If you need to migrate your session to a different specifications — such as with a larger cpu and memory when you run out of memory — use the migration option. There are two ways to do this.

  1. If you are in your instance, such as in jupyter, a blue button in the upper right corner interface, which will allow you to log in and view your instance information. From here, you can migrate to a new instance with preferred CPU/memory settings; you can also choose another instance family as well. The same goes for RStudio instances. Below is a screenshot of the button on the jupyter interface. Migration button on upper right-hand side on the interface

  2. If you are not in your instance, but have access to the Opcenter GUI, you can go to your job and click “Migrate” in the top right as well. Migration button on the upper right-hand side on the job

Trouble-shooting

This section documents frequently encountered issues and solutions.

IDE crashes

Out-of-Memory(OOM) error

If you encounter an Invalid response: 502 Bad Gateway error, check the Wave Watcher session on MMcloud GUI. If total memory usage (Memory Used indicated in blue line + Swap Used indicated in purple line) reaches the avaiable limit, an OOM error will likely to occur.

In Wave Watcher

To resolve, please request a new instance with increased memory allocation. For example start a Jupyter using bash mm_interactive.sh --mount-packages -i quay.io/danielnachun/tmate-minimal -ide jupyter --float-executable float.darwin_arm64 -c 4 -m 32 to request 32GB of memory (default is 16GB). Modify --float-executable as needed.

Fatal issues from the code

In JupyterLab when you got error Knernel died/aborted/interrupted/killed/restarting despite the fact that your memory used is well below the memory limit, this may indicate your code has an issue that crashes the IDE. You can check out the stderr.autosave on MMcloud GUI under Attachments tab, which is the log file of the JupyterLab. By searching error, Error and ERROR keywords in log, you may find the commands that caused the error right above the error message.
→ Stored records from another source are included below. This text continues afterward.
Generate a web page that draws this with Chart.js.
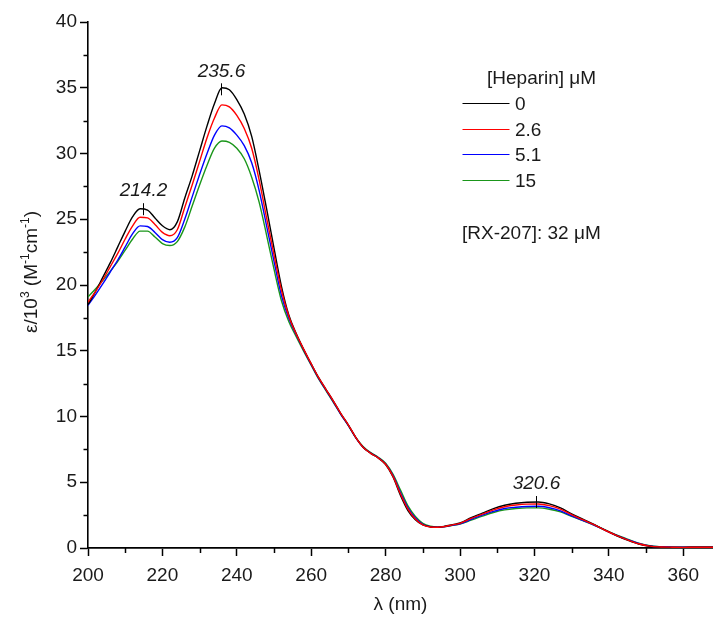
<!DOCTYPE html>
<html>
<head>
<meta charset="utf-8">
<script src="https://cdn.jsdelivr.net/npm/chart.js@4.4.1/dist/chart.umd.min.js"></script>
<style>
  html, body { margin: 0; padding: 0; background: #fff; }
  #wrap { width: 713px; height: 617px; }
</style>
</head>
<body>
<div id="wrap"><canvas id="uv_heparin_chart" width="713" height="617"></canvas></div>
<script>
// wavelength grid (nm)
const wavelength = [200,202,204,206,208,210,212,214,216,218,220,222,224,226,228,230,232,234,236,238,
  240,242,244,246,248,250,252,254,256,258,260,262,264,266,268,270,272,274,276,278,
  280,282,284,286,288,290,292,294,296,298,300,303,306,309,312,315,318,321,324,327,
  330,333,336,339,342,345,348,351,354,357,360,364,368];

// epsilon / 10^3 for each heparin concentration
const eps_0 = [18.5,19.5,20.6,21.7,22.9,24.1,25.2,25.8,25.7,25.1,24.5,24.2,24.8,26.6,28.3,30.2,32.1,33.8,35.0,34.85,
  34.1,33.0,31.3,28.7,25.8,22.8,19.9,17.7,16.3,15.1,14.0,12.95,12.05,11.15,10.2,9.35,8.4,7.65,7.2,6.85,
  6.35,5.4,4.0,2.85,2.15,1.75,1.6,1.57,1.65,1.78,1.9,2.3,2.65,3.0,3.25,3.4,3.48,3.5,3.35,3.05,
  2.6,2.2,1.8,1.35,0.95,0.6,0.3,0.13,0.07,0.05,0.05,0.06,0.06];
const eps_2_6 = [18.7,19.5,20.4,21.4,22.4,23.5,24.5,25.15,25.1,24.6,24.0,23.75,24.2,25.9,27.6,29.4,31.2,32.7,33.7,33.55,
  32.9,31.9,30.4,28.0,25.1,22.3,19.6,17.6,16.25,15.1,14.0,12.95,12.05,11.15,10.2,9.35,8.4,7.65,7.2,6.85,
  6.37,5.45,4.1,2.95,2.2,1.75,1.6,1.58,1.64,1.76,1.87,2.25,2.58,2.9,3.14,3.27,3.34,3.35,3.22,2.95,
  2.53,2.15,1.77,1.35,0.96,0.62,0.32,0.14,0.08,0.06,0.05,0.06,0.06];
const eps_5_1 = [18.45,19.25,20.1,21.0,21.9,22.9,23.9,24.5,24.45,24.0,23.45,23.25,23.6,25.0,26.7,28.4,30.0,31.4,32.1,31.95,
  31.4,30.6,29.3,27.2,24.5,21.8,19.2,17.45,16.2,15.05,13.95,12.9,12.0,11.1,10.15,9.3,8.38,7.65,7.22,6.87,
  6.4,5.5,4.2,3.05,2.28,1.8,1.62,1.58,1.63,1.74,1.84,2.18,2.5,2.78,3.0,3.1,3.16,3.17,3.06,2.83,
  2.45,2.1,1.75,1.35,0.97,0.64,0.34,0.15,0.09,0.07,0.06,0.07,0.07];
const eps_15 = [19.1,19.7,20.35,21.05,21.8,22.65,23.5,24.1,24.1,23.65,23.15,23.0,23.3,24.4,26.0,27.6,29.1,30.4,30.95,30.85,
  30.4,29.6,28.2,26.3,23.8,21.2,18.8,17.2,16.05,14.95,13.9,12.85,11.95,11.05,10.15,9.3,8.4,7.7,7.25,6.9,
  6.45,5.6,4.4,3.2,2.4,1.88,1.66,1.6,1.63,1.72,1.82,2.12,2.42,2.7,2.9,3.0,3.05,3.05,2.95,2.75,
  2.4,2.08,1.75,1.38,1.0,0.68,0.37,0.17,0.1,0.08,0.07,0.08,0.08];

const seriesLabels = ['0', '2.6', '5.1', '15'];
const seriesColors = ['#000000', '#ff0000', '#0000ff', '#1a961a'];
const seriesOrder = [1, 0, 2, 3];

// peak markers (label text, wavelength)
const peakText = ['214.2', '235.6', '320.6'];
const peakPos = [214.7, 235.8, 320.5];

const yMinorTicks = [2.5, 7.5, 12.5, 17.5, 22.5, 27.5, 32.5, 37.5];
const xMinorTicks = [210, 230, 250, 270, 290, 310, 330, 350];

const FONT = "'Liberation Sans', Arial, sans-serif";

function interp(xs, ys, x) {
    for (let i = 0; i < xs.length - 1; i++) {
        if (x >= xs[i] && x <= xs[i + 1]) {
            const t = (x - xs[i]) / (xs[i + 1] - xs[i]);
            return ys[i] + t * (ys[i + 1] - ys[i]);
        }
    }
    return ys[ys.length - 1];
}

const allSeries = [eps_0, eps_2_6, eps_5_1, eps_15];
const datasets = allSeries.map(function(s, i) {
    return {
        label: seriesLabels[i],
        data: wavelength.map(function(w, j) { return { x: w, y: s[j] }; }),
        borderColor: seriesColors[i],
        borderWidth: 1.4,
        pointRadius: 0,
        fill: false,
        cubicInterpolationMode: 'monotone',
        order: seriesOrder[i]
    };
});

const extras = {
    id: 'extras',
    afterDraw: function(chart) {
        const ctx = chart.ctx;
        const xs = chart.scales.x, ys = chart.scales.y;
        const area = chart.chartArea;
        ctx.save();
        ctx.strokeStyle = '#000';
        ctx.lineWidth = 1.5;
        // minor ticks
        yMinorTicks.forEach(function(v) {
            const y = Math.round(ys.getPixelForValue(v)) + 0.5;
            ctx.beginPath();
            ctx.moveTo(area.left - 4.5, y);
            ctx.lineTo(area.left, y);
            ctx.stroke();
        });
        xMinorTicks.forEach(function(v) {
            const x = Math.round(xs.getPixelForValue(v)) + 0.5;
            ctx.beginPath();
            ctx.moveTo(x, area.bottom);
            ctx.lineTo(x, area.bottom + 5);
            ctx.stroke();
        });

        ctx.fillStyle = '#1a1a1a';
        // x title
        ctx.font = '19px ' + FONT;
        ctx.textAlign = 'center';
        ctx.textBaseline = 'alphabetic';
        ctx.fillText('\u03bb (nm)', (area.left + area.right) / 2, 610);

        // y title with superscripts
        const parts = [['\u03b5/10', false], ['3', true], [' (M', false], ['-1', true], ['cm', false], ['-1', true], [')', false]];
        const normal = '19px ' + FONT, small = '12px ' + FONT;
        let total = 0;
        parts.forEach(function(p) { ctx.font = p[1] ? small : normal; total += ctx.measureText(p[0]).width; });
        ctx.translate(37, 272);
        ctx.rotate(-Math.PI / 2);
        ctx.textAlign = 'left';
        let cx = -total / 2;
        parts.forEach(function(p) {
            ctx.font = p[1] ? small : normal;
            ctx.fillText(p[0], cx, p[1] ? -8 : 0);
            cx += ctx.measureText(p[0]).width;
        });
        ctx.setTransform(1, 0, 0, 1, 0, 0);

        // legend
        ctx.font = '19px ' + FONT;
        ctx.textAlign = 'left';
        ctx.textBaseline = 'middle';
        ctx.fillText('[Heparin] \u03bcM', 487, 79);
        seriesLabels.forEach(function(lab, i) {
            const y = Math.round(103 + i * 25.5) + 0.5;
            ctx.strokeStyle = seriesColors[i];
            ctx.lineWidth = 1;
            ctx.beginPath();
            ctx.moveTo(462.5, y);
            ctx.lineTo(509.5, y);
            ctx.stroke();
            ctx.fillText(lab, 515, y + 1);
        });
        ctx.fillText('[RX-207]: 32 \u03bcM', 462, 234);

        // peak annotations
        ctx.strokeStyle = '#000';
        ctx.lineWidth = 1;
        ctx.font = 'italic 19px ' + FONT;
        ctx.textAlign = 'center';
        peakPos.forEach(function(p, i) {
            const px = Math.round(xs.getPixelForValue(p)) + 0.5;
            const py = ys.getPixelForValue(interp(wavelength, eps_0, p));
            ctx.beginPath();
            ctx.moveTo(px, py - 6);
            ctx.lineTo(px, py + 6);
            ctx.stroke();
            ctx.fillText(peakText[i], px, py - 18);
        });
        ctx.restore();
    }
};

const config_uv = {
    type: 'line',
    data: { datasets: datasets },
    options: {
        responsive: false,
        animation: false,
        devicePixelRatio: 1,
        layout: { padding: { top: 22, right: 0, left: 0, bottom: 0 } },
        plugins: { legend: { display: false }, tooltip: { enabled: false } },
        scales: {
            x: {
                type: 'linear',
                min: 200,
                max: 368,
                afterFit: function(scale) { scale.height = 69; },
                ticks: { stepSize: 20, includeBounds: false, padding: 8, color: '#1a1a1a', font: { family: FONT, size: 19 } },
                grid: { drawOnChartArea: false, drawTicks: true, tickLength: 8, tickWidth: 1.5, tickColor: '#000' },
                border: { display: true, color: '#000', width: 1.8 }
            },
            y: {
                min: 0,
                max: 40,
                afterFit: function(scale) { scale.width = 88; },
                ticks: { stepSize: 5, padding: 3, color: '#1a1a1a', font: { family: FONT, size: 19 } },
                grid: { drawOnChartArea: false, drawTicks: true, tickLength: 8, tickWidth: 1.5, tickColor: '#000' },
                border: { display: true, color: '#000', width: 1.6 }
            }
        }
    },
    plugins: [extras]
};

const uv_chart = new Chart(document.getElementById('uv_heparin_chart'), config_uv);
</script>
</body>
</html>
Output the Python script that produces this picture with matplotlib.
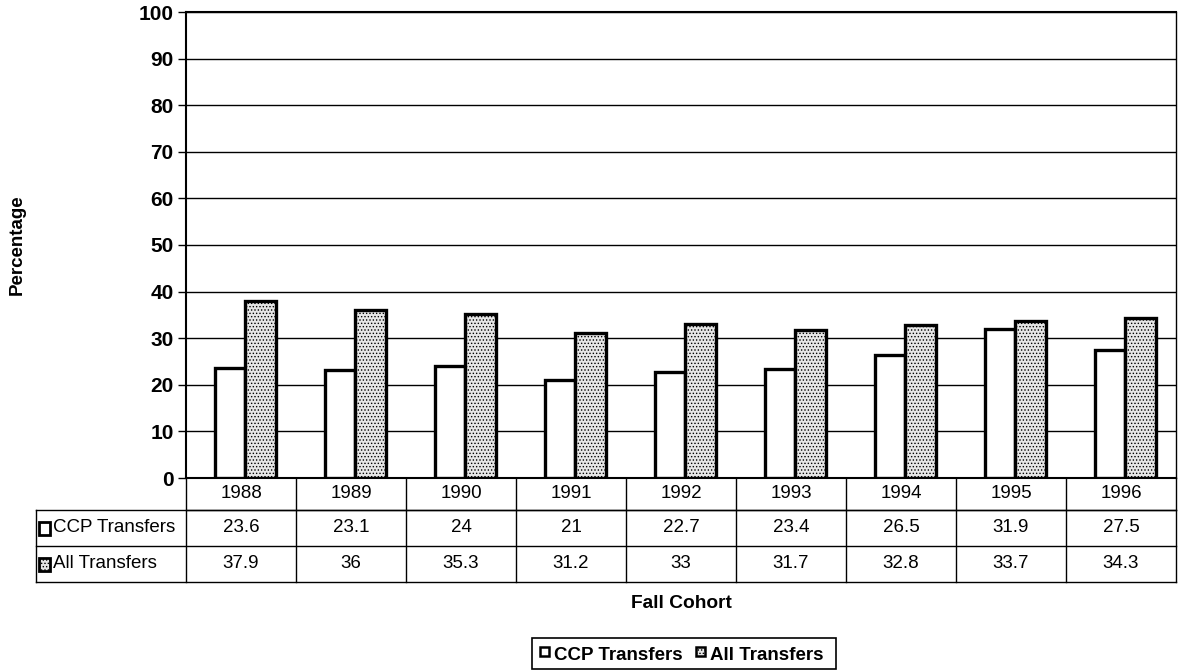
import matplotlib.pyplot as plt
import numpy as np
from matplotlib.patches import Rectangle

#####Data
years = ["1988", "1989", "1990", "1991", "1992", "1993", "1994", "1995", "1996"]
ccp = [23.6, 23.1, 24, 21, 22.7, 23.4, 26.5, 31.9, 27.5]
all_tr = [37.9, 36, 35.3, 31.2, 33, 31.7, 32.8, 33.7, 34.3]
ccp_txt = ["23.6", "23.1", "24", "21", "22.7", "23.4", "26.5", "31.9", "27.5"]
all_txt = ["37.9", "36", "35.3", "31.2", "33", "31.7", "32.8", "33.7", "34.3"]

plt.rcParams['font.family'] = ['Liberation Sans', 'DejaVu Sans']
plt.rcParams['hatch.color'] = '#707070'
plt.rcParams['hatch.linewidth'] = 0.6

W, H = 1180, 671
fig = plt.figure(figsize=(W / 100, H / 100), dpi=100)
ax = fig.add_axes([186 / W, 1 - 478 / H, (1176 - 186) / W, (478 - 12) / H])

x = np.arange(len(years))
bw = 0.28
ax.bar(x - bw / 2 + 0.04, ccp, bw, color='white', edgecolor='black', linewidth=2.4, zorder=3)
ax.bar(x + bw / 2 + 0.04, all_tr, bw, color='#e6e6e6', edgecolor='black', linewidth=2.4,
       hatch='.....', zorder=3)

ax.set_xlim(-0.5, len(years) - 0.5)
ax.set_ylim(0, 100)
ax.set_yticks(range(0, 101, 10))
ax.yaxis.grid(True, color='black', linewidth=1.0, zorder=0)
ax.tick_params(axis='y', length=6, width=1, labelsize=15, pad=3)
for lab in ax.get_yticklabels():
    lab.set_fontweight('bold')
ax.set_xticks([])
for s in ['left', 'top', 'bottom']:
    ax.spines[s].set_linewidth(1.5)
ax.spines['right'].set_linewidth(1.0)
fig.text(17 / W, 1 - 245 / H, "Percentage", rotation=90, ha='center', va='center',
         fontsize=13.5, fontweight='bold')

#####Data table under the plot
tr = ax.get_xaxis_transform()
axh = 478 - 12
r0, r1, r2, r3 = 0, -32 / axh, -68 / axh, -104 / axh
lx = (36 - 186) / (1176 - 186) * len(years) - 0.5   # left edge of label column
lines = dict(color='black', linewidth=1.0, transform=tr, clip_on=False)
ax.plot([-0.5, len(years) - 0.5], [r1, r1], **lines)
ax.plot([lx, len(years) - 0.5], [r1, r1], **lines)
ax.plot([lx, len(years) - 0.5], [r2, r2], **lines)
ax.plot([lx, len(years) - 0.5], [r3, r3], **lines)
ax.plot([lx, lx], [r1, r3], **lines)
for i in range(len(years) + 1):
    ax.plot([i - 0.5, i - 0.5], [r0, r3], **lines)
for i, yr in enumerate(years):
    ax.text(i, (r0 + r1) / 2, yr, transform=tr, ha='center', va='center', fontsize=13.5)
    ax.text(i, (r1 + r2) / 2, ccp_txt[i], transform=tr, ha='center', va='center', fontsize=13.5)
    ax.text(i, (r2 + r3) / 2, all_txt[i], transform=tr, ha='center', va='center', fontsize=13.5)

# row label keys
kx = lx + 0.025
ksz = 0.10
for ry, fc, hh, name in [((r1 + r2) / 2, 'white', None, "CCP Transfers"),
                         ((r2 + r3) / 2, '#e6e6e6', '.....', "All Transfers")]:
    ax.add_patch(Rectangle((kx, ry - 0.014), ksz, 0.026, transform=tr, clip_on=False,
                           facecolor=fc, edgecolor='black', linewidth=2.0, hatch=hh))
    ax.text(kx + ksz + 0.03, ry, name, transform=tr, ha='left', va='center', fontsize=13.5)

fig.text((186 + 1176) / 2 / W, 1 - 603 / H, "Fall Cohort", ha='center', va='center',
         fontsize=13.8, fontweight='bold')

#####Legend box
fig.add_artist(Rectangle((532 / W, 1 - 669 / H), (836 - 532) / W, 31 / H,
                         transform=fig.transFigure, facecolor='white', edgecolor='black',
                         linewidth=1.2))
for lx0, fc, hh, name in [(540, 'white', None, "CCP Transfers"),
                          (696, '#e6e6e6', '.....', "All Transfers")]:
    fig.add_artist(Rectangle((lx0 / W, 1 - 656 / H), 9 / W, 9 / H, transform=fig.transFigure,
                             facecolor=fc, edgecolor='black', linewidth=1.8, hatch=hh))
    fig.text((lx0 + 14) / W, 1 - 656 / H, name, ha='left', va='center',
             fontsize=13.5, fontweight='bold')

plt.savefig("out.png", dpi=100)
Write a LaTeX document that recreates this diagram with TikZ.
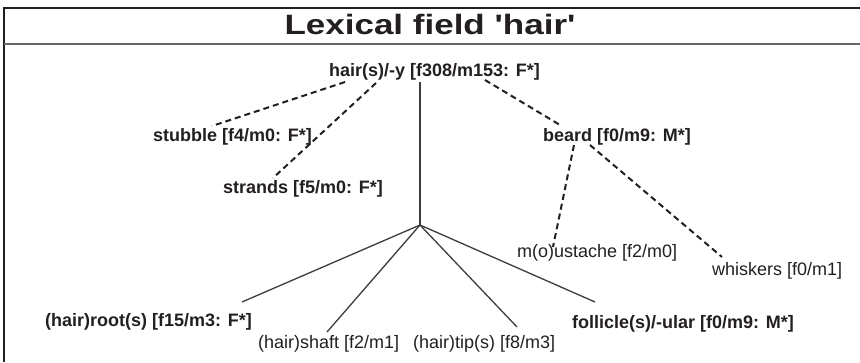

You can search for AsyncIOLoopKernelRestarter: restarting kernel (1/5), keep random ports which indicates that kernel was being restarted.

To fix this error, please identify problematic codes you wrote and make changes.

Known issues in Jupyter Lab

Bad connection to R kernel

  1. If unexpected error shows up during Jupyter cell execution and the cwd is NULL, try restart R kernel by switching to other kernel and back to R kernel on the right top corner of the Notebook.
  2. If the R kernel is missing from the Notebook’s drop-down menu and Error in loadNamespace(x) : there is no package called 'IRkernel' appears in stderr.autosave, run IRkernel::installspec() in a terminal R session to resolve. Details are shown here.

Unknown issues

Freeze Behavior

If the terminal freezes without active jobs, close and reopen it. This typically won’t affect ongoing analyses in your Notebook. But it would definitely help with the detective work if you could record the hh:mm:ss when it happened and report this time stamp as accurately as possible to #mmcloud-debug slack channel along with your job ID.